Harrison: Yeah, if it worked!

Gordon: Didn't work out that way.

Corey: That whole complex causality that you're talking about, you really drive that home with your books so anybody who is watching what's happening around the globe and they're seeing all these revolutionary conditions across the Middle East and some of it stirring up in the West, especially that in Ukraine and attempts in Russia, it would definitely be a good idea to check out your books here and definitely read them because it really helps to see just how complex the whole situation is. That way you don't get caught up in any sort of black and white thinking and you can dissect what's happening.

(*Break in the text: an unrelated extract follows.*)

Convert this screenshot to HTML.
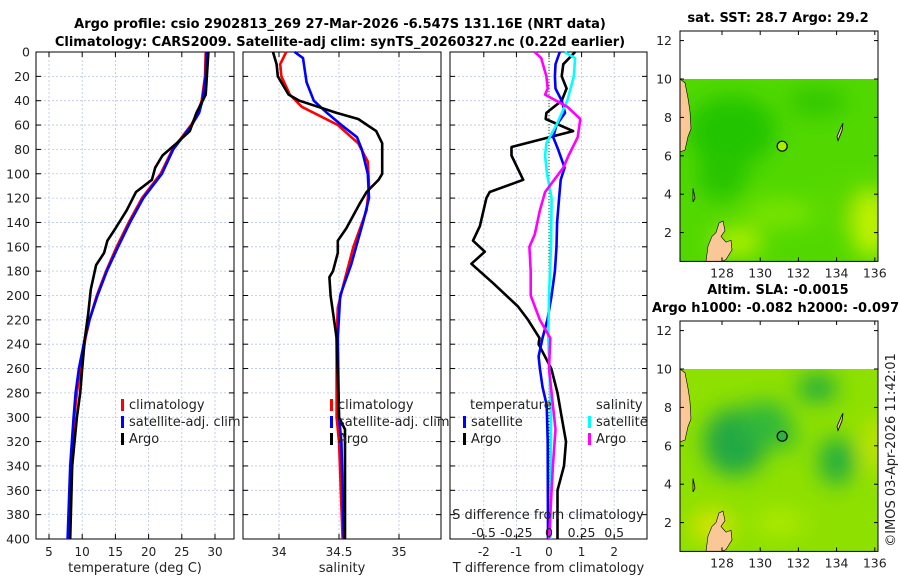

Gordon: They have to give up conspiracy theories as well. It's not to say that there aren't some people engaging in conspiracies also, but their capacity to pull them off or to pull them off the way they think they can is gravely limited. In that way I'm kind of Tolstoyan. You've read War and Peace, right, and the whole idea of Tolstoy's War and Peace was that the leaders think that they actually control the destinies of people and control the course of history but in fact they just set things in motion that they simply can't control and quite often they just end up being destroyed by the things that they set in motion.

Harrison: Well do we want to go in any other directions?

Corey: That was a really good ending quote there.

Harrison: Alright well then Gordon I think we'll end it there for today. Thanks again for being on. We had a great time with you.

Corey: Yeah, thank you so much.

Gordon: Thank you very much. I had a great time. It was a lot of fun.